━━━━━ Given information

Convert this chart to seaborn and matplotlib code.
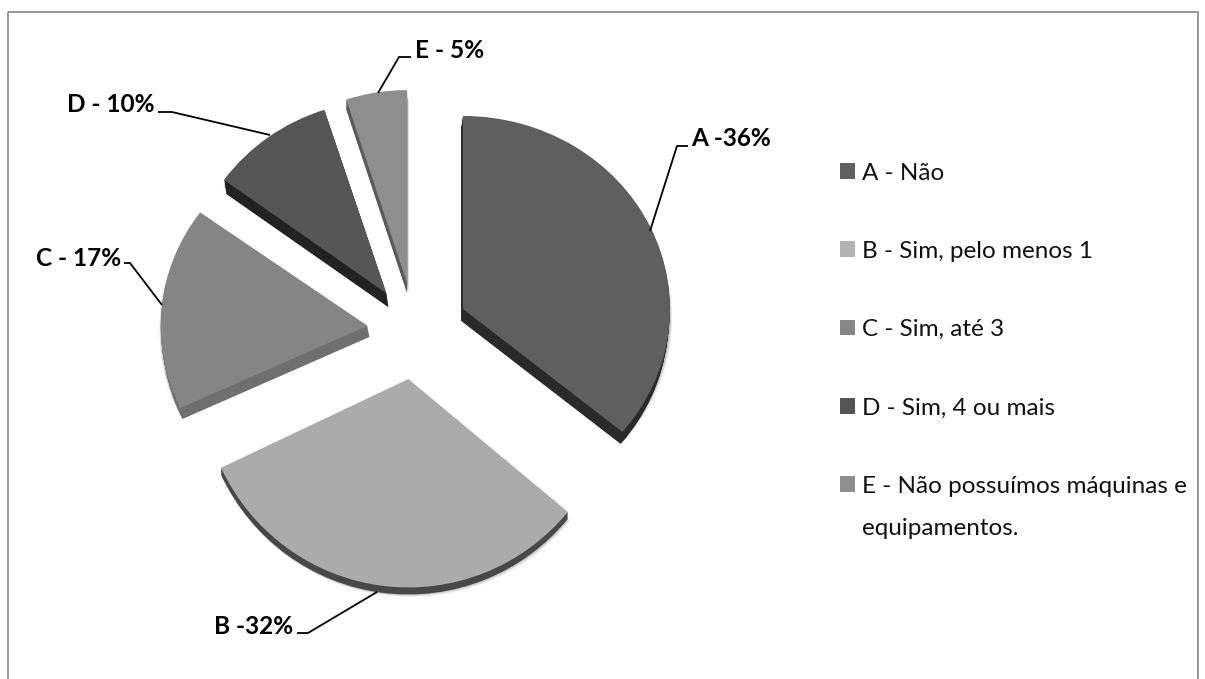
import matplotlib
matplotlib.use("Agg")
import matplotlib.pyplot as plt
from matplotlib.patches import Patch, Rectangle
from matplotlib.transforms import Affine2D
import seaborn as sns

categories = ["A - Não", "B - Sim, pelo menos 1", "C - Sim, até 3", "D - Sim, 4 ou mais",
              "E - Não possuímos máquinas e"]
legend_extra = "equipamentos."
values = [36, 32, 17, 10, 5]
point_labels = ["A -36%", "B -32%", "C - 17%", "D - 10%", "E - 5%"]

top_colors = ["#5f5f5f", "#ababab", "#858585", "#565656", "#8e8e8e"]
rim_colors = ["#2a2a2a", "#484848", "#6f6f6f", "#222222", "#5a5a5a"]
legend_colors = ["#616161", "#b2b2b2", "#868686", "#555555", "#8e8e8e"]
explode = [0.256, 0.256, 0.23, 0.235, 0.246]
depths = [12, 7, 11, 14, 10]
x_stretch = [1.0, 1.0, 1.0, 0.97, 0.95]
y_stretch = [1.0, 1.08, 1.0, 1.0, 1.0]
rim_lean = [-0.15, 0.0, 0.2, 0.15, 0.0]

W, H = 1205, 679
CX, CY, RX, RY = 415, 330, 207, 193

sns.set_theme(style="white")
plt.rcParams["font.family"] = ["Lato", "DejaVu Sans"]

fig = plt.figure(figsize=(W / 100, H / 100), dpi=100, facecolor="white")
ax = fig.add_axes([0, 0, 1, 1])
ov = fig.add_axes([0, 0, 1, 1], facecolor="none")


def draw_layer(colors, dx=0.0, dy=0.0, alpha=1.0, limit=None, lean=0.0):
    wedges, _ = ax.pie(values, explode=explode, startangle=90, counterclock=False,
                       colors=colors, radius=1.0, center=(dx / RX, -dy / RY),
                       frame=False, wedgeprops={"linewidth": 0, "alpha": alpha})
    for i, w in enumerate(wedges):
        cx, cy = w.center
        shape = (Affine2D().translate(-cx, -cy).scale(x_stretch[i], y_stretch[i])
                 .translate(cx + lean * rim_lean[i] / RX, cy))
        w.set_transform(shape + ax.transData)
        if limit is not None and dy > limit[i]:
            w.set_visible(False)
    return wedges


# soft shadow below the slices
for off in (4, 3, 2, 1):
    for d in range(0, 3):
        draw_layer(["#000000"] * 5, dx=off - 2, dy=off + d + 4, alpha=0.035)
# extruded side
for d in range(15, 0, -1):
    draw_layer(rim_colors, dy=d, limit=depths, lean=d)
# top faces
draw_layer(top_colors)

ax.set_aspect("auto")
ax.set_xlim(-CX / RX, (W - CX) / RX)
ax.set_ylim(-(H - CY) / RY, CY / RY)
ax.axis("off")

ov.set_xlim(0, W)
ov.set_ylim(H, 0)
ov.axis("off")

# frame
ov.add_patch(Rectangle((8, 11.5), 1190, 700, fill=False, edgecolor="#8f8f8f", linewidth=1.3))

# leader lines
leaders = [
    [(650, 231), (677, 146), (688, 146)],
    [(377, 592), (308, 633), (297, 633)],
    [(162, 305), (130, 263), (124, 263)],
    [(270, 135), (172, 112), (158, 112)],
    [(378, 93), (399, 57), (411, 57)],
]
for pts in leaders:
    ov.plot([p[0] for p in pts], [p[1] for p in pts], color="black", lw=1.3,
            solid_capstyle="butt", solid_joinstyle="miter")

label_pos = [(691, 139), (214, 626), (36, 258), (67, 104), (415, 50)]
for txt, (x, y) in zip(point_labels, label_pos):
    ov.text(x, y, txt, fontsize=17.6, fontweight="bold", color="black", ha="left", va="center")

# legend
handles = [Patch(facecolor=c, edgecolor="none") for c in legend_colors]
fs = 17.5
fpx = fs * 100 / 72
ov.legend(handles, categories, loc="upper left", bbox_to_anchor=(840 / W, 1 - 162.5 / H),
          bbox_transform=fig.transFigure, frameon=False, fontsize=fs,
          labelspacing=(81.6 - fpx) / fpx, handlelength=15 / fpx, handleheight=15 / fpx,
          handletextpad=7 / fpx, borderpad=0, borderaxespad=0, labelcolor="#111111")
ov.text(862, 535, legend_extra, fontsize=fs, color="#111111", ha="left", va="baseline")

fig.savefig("out.png", dpi=100, facecolor="white")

━━━━━━━━━━

* _Exercise_
Copy out the whole listing exactly, and don't carry over any pictures.

* _Output below_
Convert this chart to seaborn and matplotlib code.
import matplotlib
matplotlib.use("Agg")
import matplotlib.pyplot as plt
from matplotlib.patches import Patch, Rectangle
from matplotlib.transforms import Affine2D
import seaborn as sns

categories = ["A - Não", "B - Sim, pelo menos 1", "C - Sim, até 3", "D - Sim, 4 ou mais",
              "E - Não possuímos máquinas e"]
legend_extra = "equipamentos."
values = [36, 32, 17, 10, 5]
point_labels = ["A -36%", "B -32%", "C - 17%", "D - 10%", "E - 5%"]

top_colors = ["#5f5f5f", "#ababab", "#858585", "#565656", "#8e8e8e"]
rim_colors = ["#2a2a2a", "#484848", "#6f6f6f", "#222222", "#5a5a5a"]
legend_colors = ["#616161", "#b2b2b2", "#868686", "#555555", "#8e8e8e"]
explode = [0.256, 0.256, 0.23, 0.235, 0.246]
depths = [12, 7, 11, 14, 10]
x_stretch = [1.0, 1.0, 1.0, 0.97, 0.95]
y_stretch = [1.0, 1.08, 1.0, 1.0, 1.0]
rim_lean = [-0.15, 0.0, 0.2, 0.15, 0.0]

W, H = 1205, 679
CX, CY, RX, RY = 415, 330, 207, 193

sns.set_theme(style="white")
plt.rcParams["font.family"] = ["Lato", "DejaVu Sans"]

fig = plt.figure(figsize=(W / 100, H / 100), dpi=100, facecolor="white")
ax = fig.add_axes([0, 0, 1, 1])
ov = fig.add_axes([0, 0, 1, 1], facecolor="none")


def draw_layer(colors, dx=0.0, dy=0.0, alpha=1.0, limit=None, lean=0.0):
    wedges, _ = ax.pie(values, explode=explode, startangle=90, counterclock=False,
                       colors=colors, radius=1.0, center=(dx / RX, -dy / RY),
                       frame=False, wedgeprops={"linewidth": 0, "alpha": alpha})
    for i, w in enumerate(wedges):
        cx, cy = w.center
        shape = (Affine2D().translate(-cx, -cy).scale(x_stretch[i], y_stretch[i])
                 .translate(cx + lean * rim_lean[i] / RX, cy))
        w.set_transform(shape + ax.transData)
        if limit is not None and dy > limit[i]:
            w.set_visible(False)
    return wedges


# soft shadow below the slices
for off in (4, 3, 2, 1):
    for d in range(0, 3):
        draw_layer(["#000000"] * 5, dx=off - 2, dy=off + d + 4, alpha=0.035)
# extruded side
for d in range(15, 0, -1):
    draw_layer(rim_colors, dy=d, limit=depths, lean=d)
# top faces
draw_layer(top_colors)

ax.set_aspect("auto")
ax.set_xlim(-CX / RX, (W - CX) / RX)
ax.set_ylim(-(H - CY) / RY, CY / RY)
ax.axis("off")

ov.set_xlim(0, W)
ov.set_ylim(H, 0)
ov.axis("off")

# frame
ov.add_patch(Rectangle((8, 11.5), 1190, 700, fill=False, edgecolor="#8f8f8f", linewidth=1.3))

# leader lines
leaders = [
    [(650, 231), (677, 146), (688, 146)],
    [(377, 592), (308, 633), (297, 633)],
    [(162, 305), (130, 263), (124, 263)],
    [(270, 135), (172, 112), (158, 112)],
    [(378, 93), (399, 57), (411, 57)],
]
for pts in leaders:
    ov.plot([p[0] for p in pts], [p[1] for p in pts], color="black", lw=1.3,
            solid_capstyle="butt", solid_joinstyle="miter")

label_pos = [(691, 139), (214, 626), (36, 258), (67, 104), (415, 50)]
for txt, (x, y) in zip(point_labels, label_pos):
    ov.text(x, y, txt, fontsize=17.6, fontweight="bold", color="black", ha="left", va="center")

# legend
handles = [Patch(facecolor=c, edgecolor="none") for c in legend_colors]
fs = 17.5
fpx = fs * 100 / 72
ov.legend(handles, categories, loc="upper left", bbox_to_anchor=(840 / W, 1 - 162.5 / H),
          bbox_transform=fig.transFigure, frameon=False, fontsize=fs,
          labelspacing=(81.6 - fpx) / fpx, handlelength=15 / fpx, handleheight=15 / fpx,
          handletextpad=7 / fpx, borderpad=0, borderaxespad=0, labelcolor="#111111")
ov.text(862, 535, legend_extra, fontsize=fs, color="#111111", ha="left", va="baseline")

fig.savefig("out.png", dpi=100, facecolor="white")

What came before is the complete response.